Return the lines from the one with "Recreate this image as a LaTeX" through the one with "(v2) at (788,338)", exactly as they appear and with no pictures.

****************************************

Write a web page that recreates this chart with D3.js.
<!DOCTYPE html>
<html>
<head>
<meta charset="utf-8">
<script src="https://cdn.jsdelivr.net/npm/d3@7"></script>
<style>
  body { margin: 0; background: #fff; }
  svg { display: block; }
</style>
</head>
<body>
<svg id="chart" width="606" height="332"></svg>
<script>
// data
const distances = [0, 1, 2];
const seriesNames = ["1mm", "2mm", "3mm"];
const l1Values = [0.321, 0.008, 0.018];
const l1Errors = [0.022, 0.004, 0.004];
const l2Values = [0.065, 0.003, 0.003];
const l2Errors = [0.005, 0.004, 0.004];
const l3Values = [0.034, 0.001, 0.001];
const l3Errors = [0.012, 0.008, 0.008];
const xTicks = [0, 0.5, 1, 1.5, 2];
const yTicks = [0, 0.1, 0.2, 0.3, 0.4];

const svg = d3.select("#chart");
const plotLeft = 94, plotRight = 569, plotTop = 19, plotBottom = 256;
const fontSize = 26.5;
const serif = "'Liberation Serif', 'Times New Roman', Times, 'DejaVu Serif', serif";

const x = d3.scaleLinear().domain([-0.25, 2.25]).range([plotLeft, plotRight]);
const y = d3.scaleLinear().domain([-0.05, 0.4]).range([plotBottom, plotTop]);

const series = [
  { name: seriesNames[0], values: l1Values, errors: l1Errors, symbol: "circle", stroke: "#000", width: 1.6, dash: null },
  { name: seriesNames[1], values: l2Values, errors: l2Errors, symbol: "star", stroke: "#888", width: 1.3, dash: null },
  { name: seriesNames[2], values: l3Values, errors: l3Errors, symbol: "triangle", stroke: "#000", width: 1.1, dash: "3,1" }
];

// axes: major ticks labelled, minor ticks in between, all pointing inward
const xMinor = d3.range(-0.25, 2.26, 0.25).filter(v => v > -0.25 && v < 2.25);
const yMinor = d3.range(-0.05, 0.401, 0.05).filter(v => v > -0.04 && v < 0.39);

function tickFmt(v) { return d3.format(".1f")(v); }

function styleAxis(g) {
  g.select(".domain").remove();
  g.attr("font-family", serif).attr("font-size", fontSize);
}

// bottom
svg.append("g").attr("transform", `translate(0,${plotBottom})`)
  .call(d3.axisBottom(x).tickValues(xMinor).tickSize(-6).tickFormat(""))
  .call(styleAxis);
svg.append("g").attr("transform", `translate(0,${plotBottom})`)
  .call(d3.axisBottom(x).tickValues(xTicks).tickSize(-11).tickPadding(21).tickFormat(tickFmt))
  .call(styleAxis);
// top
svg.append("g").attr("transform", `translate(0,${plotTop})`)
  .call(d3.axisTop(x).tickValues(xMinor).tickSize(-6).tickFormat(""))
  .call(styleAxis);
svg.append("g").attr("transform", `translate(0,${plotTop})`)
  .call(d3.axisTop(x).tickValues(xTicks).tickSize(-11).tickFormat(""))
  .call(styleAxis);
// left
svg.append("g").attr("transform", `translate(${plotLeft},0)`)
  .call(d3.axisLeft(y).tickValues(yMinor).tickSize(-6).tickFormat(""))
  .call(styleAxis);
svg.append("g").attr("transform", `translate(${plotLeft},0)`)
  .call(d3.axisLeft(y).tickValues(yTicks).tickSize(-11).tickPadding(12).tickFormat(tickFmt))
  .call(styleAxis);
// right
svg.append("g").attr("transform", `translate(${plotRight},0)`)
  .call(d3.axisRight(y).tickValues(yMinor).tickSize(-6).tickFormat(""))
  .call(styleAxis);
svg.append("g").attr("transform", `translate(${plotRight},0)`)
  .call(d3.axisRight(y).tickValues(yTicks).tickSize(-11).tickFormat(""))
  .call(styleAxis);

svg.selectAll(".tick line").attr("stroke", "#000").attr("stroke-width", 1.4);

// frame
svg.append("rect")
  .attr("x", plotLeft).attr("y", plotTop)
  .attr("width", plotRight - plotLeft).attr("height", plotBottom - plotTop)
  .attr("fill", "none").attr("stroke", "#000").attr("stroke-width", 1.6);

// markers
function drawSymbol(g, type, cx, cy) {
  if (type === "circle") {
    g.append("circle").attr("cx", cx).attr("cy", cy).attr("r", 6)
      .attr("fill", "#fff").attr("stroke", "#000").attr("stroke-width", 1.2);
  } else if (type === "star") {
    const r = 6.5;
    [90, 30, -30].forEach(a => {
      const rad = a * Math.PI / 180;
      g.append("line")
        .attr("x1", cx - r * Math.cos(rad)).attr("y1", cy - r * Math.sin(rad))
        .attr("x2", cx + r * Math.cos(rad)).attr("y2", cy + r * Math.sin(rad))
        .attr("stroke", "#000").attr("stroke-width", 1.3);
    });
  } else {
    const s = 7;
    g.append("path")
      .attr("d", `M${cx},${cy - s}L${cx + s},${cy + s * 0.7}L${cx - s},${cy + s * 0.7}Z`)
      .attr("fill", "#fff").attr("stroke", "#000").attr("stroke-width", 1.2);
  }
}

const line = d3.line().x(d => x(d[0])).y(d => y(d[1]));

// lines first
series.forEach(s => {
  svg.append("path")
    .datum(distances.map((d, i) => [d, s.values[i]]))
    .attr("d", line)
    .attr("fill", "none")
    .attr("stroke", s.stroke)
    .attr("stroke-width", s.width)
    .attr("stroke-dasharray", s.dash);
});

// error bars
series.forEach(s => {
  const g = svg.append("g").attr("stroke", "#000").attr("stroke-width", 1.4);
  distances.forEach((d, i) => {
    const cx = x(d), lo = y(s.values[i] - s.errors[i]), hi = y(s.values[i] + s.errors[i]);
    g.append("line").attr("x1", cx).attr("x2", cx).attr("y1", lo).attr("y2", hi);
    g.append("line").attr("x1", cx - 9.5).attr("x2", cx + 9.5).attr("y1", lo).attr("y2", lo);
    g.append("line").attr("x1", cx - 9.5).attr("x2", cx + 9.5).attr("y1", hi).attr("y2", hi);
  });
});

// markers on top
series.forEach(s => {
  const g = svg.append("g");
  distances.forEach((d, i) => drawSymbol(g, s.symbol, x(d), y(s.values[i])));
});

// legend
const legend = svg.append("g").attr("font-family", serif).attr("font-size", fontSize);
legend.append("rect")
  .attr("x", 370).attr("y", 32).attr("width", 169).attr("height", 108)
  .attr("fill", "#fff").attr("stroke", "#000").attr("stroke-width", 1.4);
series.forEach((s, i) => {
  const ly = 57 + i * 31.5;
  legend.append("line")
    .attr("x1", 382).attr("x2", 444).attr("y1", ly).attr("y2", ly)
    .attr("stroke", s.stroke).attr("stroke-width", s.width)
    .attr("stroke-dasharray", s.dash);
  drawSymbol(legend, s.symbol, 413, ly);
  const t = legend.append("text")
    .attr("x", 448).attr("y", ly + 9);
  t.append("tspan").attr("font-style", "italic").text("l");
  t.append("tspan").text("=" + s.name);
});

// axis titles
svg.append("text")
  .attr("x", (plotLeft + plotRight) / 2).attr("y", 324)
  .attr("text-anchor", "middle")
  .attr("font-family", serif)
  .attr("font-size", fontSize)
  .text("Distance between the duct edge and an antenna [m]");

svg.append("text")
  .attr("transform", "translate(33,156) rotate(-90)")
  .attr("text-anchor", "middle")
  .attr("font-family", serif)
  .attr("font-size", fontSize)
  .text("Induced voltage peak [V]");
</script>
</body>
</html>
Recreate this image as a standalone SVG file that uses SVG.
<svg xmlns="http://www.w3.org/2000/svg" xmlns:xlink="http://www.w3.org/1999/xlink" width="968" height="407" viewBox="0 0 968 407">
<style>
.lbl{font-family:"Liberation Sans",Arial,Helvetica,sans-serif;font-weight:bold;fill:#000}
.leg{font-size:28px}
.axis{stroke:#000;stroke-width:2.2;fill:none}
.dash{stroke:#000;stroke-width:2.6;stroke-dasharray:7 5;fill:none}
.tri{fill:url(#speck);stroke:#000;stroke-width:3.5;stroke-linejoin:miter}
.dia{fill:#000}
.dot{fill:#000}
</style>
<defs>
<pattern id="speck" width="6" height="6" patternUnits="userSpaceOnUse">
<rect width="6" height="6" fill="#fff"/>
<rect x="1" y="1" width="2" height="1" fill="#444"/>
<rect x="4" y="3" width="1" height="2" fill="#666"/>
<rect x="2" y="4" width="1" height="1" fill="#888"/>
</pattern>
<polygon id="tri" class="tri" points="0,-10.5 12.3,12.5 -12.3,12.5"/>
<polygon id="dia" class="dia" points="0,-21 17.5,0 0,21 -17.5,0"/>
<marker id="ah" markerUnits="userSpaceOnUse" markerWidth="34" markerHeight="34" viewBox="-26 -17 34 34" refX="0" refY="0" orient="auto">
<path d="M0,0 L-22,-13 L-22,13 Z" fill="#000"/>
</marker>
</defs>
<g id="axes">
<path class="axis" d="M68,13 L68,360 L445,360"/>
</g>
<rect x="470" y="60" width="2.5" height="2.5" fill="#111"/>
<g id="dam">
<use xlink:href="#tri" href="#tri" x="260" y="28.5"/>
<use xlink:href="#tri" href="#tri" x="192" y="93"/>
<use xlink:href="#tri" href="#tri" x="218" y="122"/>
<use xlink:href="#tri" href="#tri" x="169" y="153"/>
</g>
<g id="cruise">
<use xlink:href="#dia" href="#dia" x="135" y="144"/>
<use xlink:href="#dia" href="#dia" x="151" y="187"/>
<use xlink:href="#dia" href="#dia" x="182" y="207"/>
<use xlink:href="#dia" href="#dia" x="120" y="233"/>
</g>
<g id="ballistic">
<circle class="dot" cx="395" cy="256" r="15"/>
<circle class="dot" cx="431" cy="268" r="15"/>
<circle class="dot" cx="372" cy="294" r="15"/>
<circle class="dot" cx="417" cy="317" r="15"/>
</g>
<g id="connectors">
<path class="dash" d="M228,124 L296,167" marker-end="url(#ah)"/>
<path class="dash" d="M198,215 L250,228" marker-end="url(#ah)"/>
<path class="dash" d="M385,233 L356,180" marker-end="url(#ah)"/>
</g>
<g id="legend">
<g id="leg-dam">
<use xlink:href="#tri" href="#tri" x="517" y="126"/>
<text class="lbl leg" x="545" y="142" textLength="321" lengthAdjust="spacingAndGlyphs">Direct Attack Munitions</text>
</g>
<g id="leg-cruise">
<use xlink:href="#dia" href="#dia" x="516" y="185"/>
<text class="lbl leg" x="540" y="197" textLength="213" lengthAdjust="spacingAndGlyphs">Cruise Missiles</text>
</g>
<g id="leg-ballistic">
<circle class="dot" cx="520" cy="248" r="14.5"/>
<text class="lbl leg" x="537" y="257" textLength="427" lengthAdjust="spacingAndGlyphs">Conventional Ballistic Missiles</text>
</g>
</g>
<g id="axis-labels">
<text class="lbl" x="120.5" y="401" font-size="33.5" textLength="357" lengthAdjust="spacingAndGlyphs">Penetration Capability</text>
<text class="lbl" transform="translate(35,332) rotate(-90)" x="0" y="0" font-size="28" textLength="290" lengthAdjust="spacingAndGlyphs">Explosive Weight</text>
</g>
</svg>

****************************************

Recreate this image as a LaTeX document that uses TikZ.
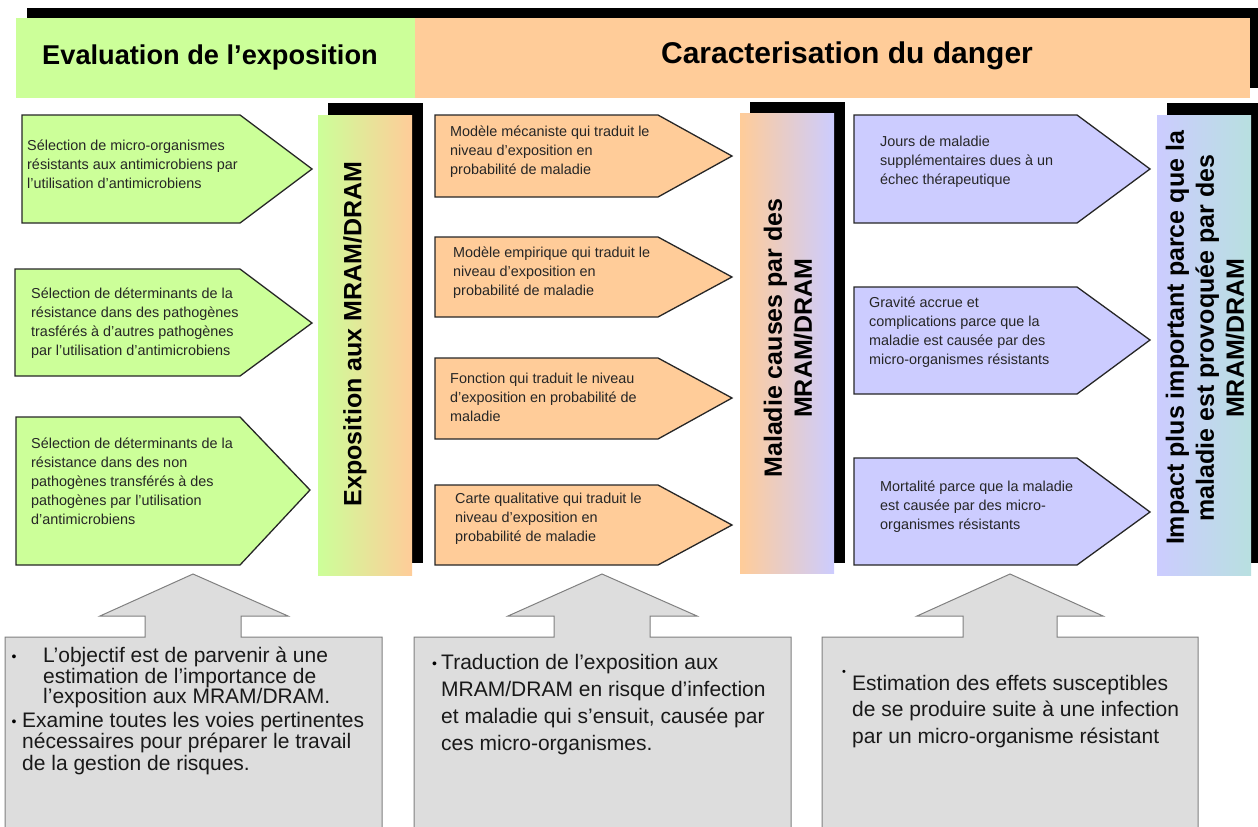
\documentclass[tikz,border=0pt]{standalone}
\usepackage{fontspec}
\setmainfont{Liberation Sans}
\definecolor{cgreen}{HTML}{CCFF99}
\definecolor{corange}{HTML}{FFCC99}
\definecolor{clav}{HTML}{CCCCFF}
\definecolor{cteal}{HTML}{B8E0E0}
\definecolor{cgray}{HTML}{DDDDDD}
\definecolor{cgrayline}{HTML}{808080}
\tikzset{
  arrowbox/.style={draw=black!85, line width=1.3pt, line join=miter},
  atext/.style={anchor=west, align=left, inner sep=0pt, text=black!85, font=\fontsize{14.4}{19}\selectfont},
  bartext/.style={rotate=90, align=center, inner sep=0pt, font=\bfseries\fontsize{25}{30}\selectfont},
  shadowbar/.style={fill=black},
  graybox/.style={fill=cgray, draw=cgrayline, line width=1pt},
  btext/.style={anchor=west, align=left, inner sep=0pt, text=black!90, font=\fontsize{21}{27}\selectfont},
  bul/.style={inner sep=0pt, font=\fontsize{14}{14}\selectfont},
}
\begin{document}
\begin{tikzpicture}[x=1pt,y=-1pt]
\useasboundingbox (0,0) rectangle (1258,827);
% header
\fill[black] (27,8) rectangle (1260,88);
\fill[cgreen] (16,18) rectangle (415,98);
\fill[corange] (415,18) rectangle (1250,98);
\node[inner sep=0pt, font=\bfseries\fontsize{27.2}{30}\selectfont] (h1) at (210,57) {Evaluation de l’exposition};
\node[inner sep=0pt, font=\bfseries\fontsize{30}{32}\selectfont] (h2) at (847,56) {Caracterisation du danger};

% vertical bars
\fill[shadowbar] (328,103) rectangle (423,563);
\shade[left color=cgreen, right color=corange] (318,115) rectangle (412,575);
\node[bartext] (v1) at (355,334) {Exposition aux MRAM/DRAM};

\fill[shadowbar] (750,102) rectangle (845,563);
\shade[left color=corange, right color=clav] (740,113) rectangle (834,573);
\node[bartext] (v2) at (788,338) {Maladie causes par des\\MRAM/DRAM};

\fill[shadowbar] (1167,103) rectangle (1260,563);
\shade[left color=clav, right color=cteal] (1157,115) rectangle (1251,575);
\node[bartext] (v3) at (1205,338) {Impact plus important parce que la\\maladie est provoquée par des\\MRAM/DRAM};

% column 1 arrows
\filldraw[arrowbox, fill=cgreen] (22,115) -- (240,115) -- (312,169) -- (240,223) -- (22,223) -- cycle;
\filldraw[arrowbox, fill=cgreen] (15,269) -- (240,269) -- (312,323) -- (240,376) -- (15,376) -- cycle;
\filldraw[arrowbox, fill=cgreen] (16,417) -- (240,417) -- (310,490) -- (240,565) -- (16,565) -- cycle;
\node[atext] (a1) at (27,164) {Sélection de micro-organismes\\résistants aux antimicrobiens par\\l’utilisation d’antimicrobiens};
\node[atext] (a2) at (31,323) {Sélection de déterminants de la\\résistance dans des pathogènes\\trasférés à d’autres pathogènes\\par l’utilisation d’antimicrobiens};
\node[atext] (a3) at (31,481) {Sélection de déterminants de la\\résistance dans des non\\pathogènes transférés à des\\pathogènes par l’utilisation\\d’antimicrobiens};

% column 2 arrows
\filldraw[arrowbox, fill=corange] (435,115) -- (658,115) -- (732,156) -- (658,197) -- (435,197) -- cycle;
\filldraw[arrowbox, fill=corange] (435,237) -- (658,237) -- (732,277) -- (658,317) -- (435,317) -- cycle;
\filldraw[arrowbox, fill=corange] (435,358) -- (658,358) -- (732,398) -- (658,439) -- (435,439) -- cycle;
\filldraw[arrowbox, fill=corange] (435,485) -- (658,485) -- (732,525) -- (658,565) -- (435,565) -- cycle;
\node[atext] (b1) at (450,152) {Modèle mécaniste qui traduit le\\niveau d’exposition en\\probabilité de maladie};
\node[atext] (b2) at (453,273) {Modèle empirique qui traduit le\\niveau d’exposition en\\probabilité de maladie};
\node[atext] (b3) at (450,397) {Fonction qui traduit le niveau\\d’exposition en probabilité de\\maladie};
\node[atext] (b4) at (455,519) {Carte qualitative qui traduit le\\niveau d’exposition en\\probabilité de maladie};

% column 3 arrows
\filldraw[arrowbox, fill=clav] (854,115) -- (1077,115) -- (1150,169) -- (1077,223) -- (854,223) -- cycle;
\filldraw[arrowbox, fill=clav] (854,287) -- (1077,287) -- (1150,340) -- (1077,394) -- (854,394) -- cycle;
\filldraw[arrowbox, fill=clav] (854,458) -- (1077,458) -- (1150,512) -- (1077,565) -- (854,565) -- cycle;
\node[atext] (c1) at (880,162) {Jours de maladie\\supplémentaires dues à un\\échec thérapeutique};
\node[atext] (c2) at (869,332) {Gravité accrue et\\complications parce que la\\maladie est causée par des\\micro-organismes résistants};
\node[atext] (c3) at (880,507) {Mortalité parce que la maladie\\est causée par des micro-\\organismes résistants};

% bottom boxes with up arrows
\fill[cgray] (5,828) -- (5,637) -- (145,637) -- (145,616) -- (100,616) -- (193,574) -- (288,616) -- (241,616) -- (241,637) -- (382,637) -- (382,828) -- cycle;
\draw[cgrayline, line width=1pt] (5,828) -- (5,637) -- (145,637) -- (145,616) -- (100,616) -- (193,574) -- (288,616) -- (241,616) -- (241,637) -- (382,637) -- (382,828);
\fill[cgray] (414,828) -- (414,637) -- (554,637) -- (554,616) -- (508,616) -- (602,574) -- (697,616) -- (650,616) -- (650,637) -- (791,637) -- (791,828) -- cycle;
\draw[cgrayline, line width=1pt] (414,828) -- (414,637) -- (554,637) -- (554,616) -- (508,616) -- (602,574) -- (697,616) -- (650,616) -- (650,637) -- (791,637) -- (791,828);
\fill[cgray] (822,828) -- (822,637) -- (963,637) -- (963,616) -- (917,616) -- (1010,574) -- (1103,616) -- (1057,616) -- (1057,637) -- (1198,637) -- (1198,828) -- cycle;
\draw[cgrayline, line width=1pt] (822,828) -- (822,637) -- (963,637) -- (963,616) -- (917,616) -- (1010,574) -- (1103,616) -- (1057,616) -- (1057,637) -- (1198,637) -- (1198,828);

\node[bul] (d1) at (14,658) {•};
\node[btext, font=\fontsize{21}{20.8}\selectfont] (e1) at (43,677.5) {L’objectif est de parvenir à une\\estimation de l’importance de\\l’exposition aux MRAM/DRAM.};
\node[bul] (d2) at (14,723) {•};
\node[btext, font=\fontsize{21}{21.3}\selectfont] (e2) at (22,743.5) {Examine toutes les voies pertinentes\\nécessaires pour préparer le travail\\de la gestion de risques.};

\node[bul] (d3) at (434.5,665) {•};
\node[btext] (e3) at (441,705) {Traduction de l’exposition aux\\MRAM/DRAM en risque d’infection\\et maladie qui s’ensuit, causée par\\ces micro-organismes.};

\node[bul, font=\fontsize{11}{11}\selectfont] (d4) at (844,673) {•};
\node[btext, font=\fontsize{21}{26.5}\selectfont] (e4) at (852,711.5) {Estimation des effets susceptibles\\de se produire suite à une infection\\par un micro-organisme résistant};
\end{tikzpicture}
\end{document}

****************************************

Task result:
Recreate this image as a LaTeX document that uses TikZ.
\documentclass[tikz,border=0pt]{standalone}
\usepackage{fontspec}
\setmainfont{Liberation Sans}
\definecolor{cgreen}{HTML}{CCFF99}
\definecolor{corange}{HTML}{FFCC99}
\definecolor{clav}{HTML}{CCCCFF}
\definecolor{cteal}{HTML}{B8E0E0}
\definecolor{cgray}{HTML}{DDDDDD}
\definecolor{cgrayline}{HTML}{808080}
\tikzset{
  arrowbox/.style={draw=black!85, line width=1.3pt, line join=miter},
  atext/.style={anchor=west, align=left, inner sep=0pt, text=black!85, font=\fontsize{14.4}{19}\selectfont},
  bartext/.style={rotate=90, align=center, inner sep=0pt, font=\bfseries\fontsize{25}{30}\selectfont},
  shadowbar/.style={fill=black},
  graybox/.style={fill=cgray, draw=cgrayline, line width=1pt},
  btext/.style={anchor=west, align=left, inner sep=0pt, text=black!90, font=\fontsize{21}{27}\selectfont},
  bul/.style={inner sep=0pt, font=\fontsize{14}{14}\selectfont},
}
\begin{document}
\begin{tikzpicture}[x=1pt,y=-1pt]
\useasboundingbox (0,0) rectangle (1258,827);
% header
\fill[black] (27,8) rectangle (1260,88);
\fill[cgreen] (16,18) rectangle (415,98);
\fill[corange] (415,18) rectangle (1250,98);
\node[inner sep=0pt, font=\bfseries\fontsize{27.2}{30}\selectfont] (h1) at (210,57) {Evaluation de l’exposition};
\node[inner sep=0pt, font=\bfseries\fontsize{30}{32}\selectfont] (h2) at (847,56) {Caracterisation du danger};

% vertical bars
\fill[shadowbar] (328,103) rectangle (423,563);
\shade[left color=cgreen, right color=corange] (318,115) rectangle (412,575);
\node[bartext] (v1) at (355,334) {Exposition aux MRAM/DRAM};

\fill[shadowbar] (750,102) rectangle (845,563);
\shade[left color=corange, right color=clav] (740,113) rectangle (834,573);
\node[bartext] (v2) at (788,338) {Maladie causes par des\\MRAM/DRAM};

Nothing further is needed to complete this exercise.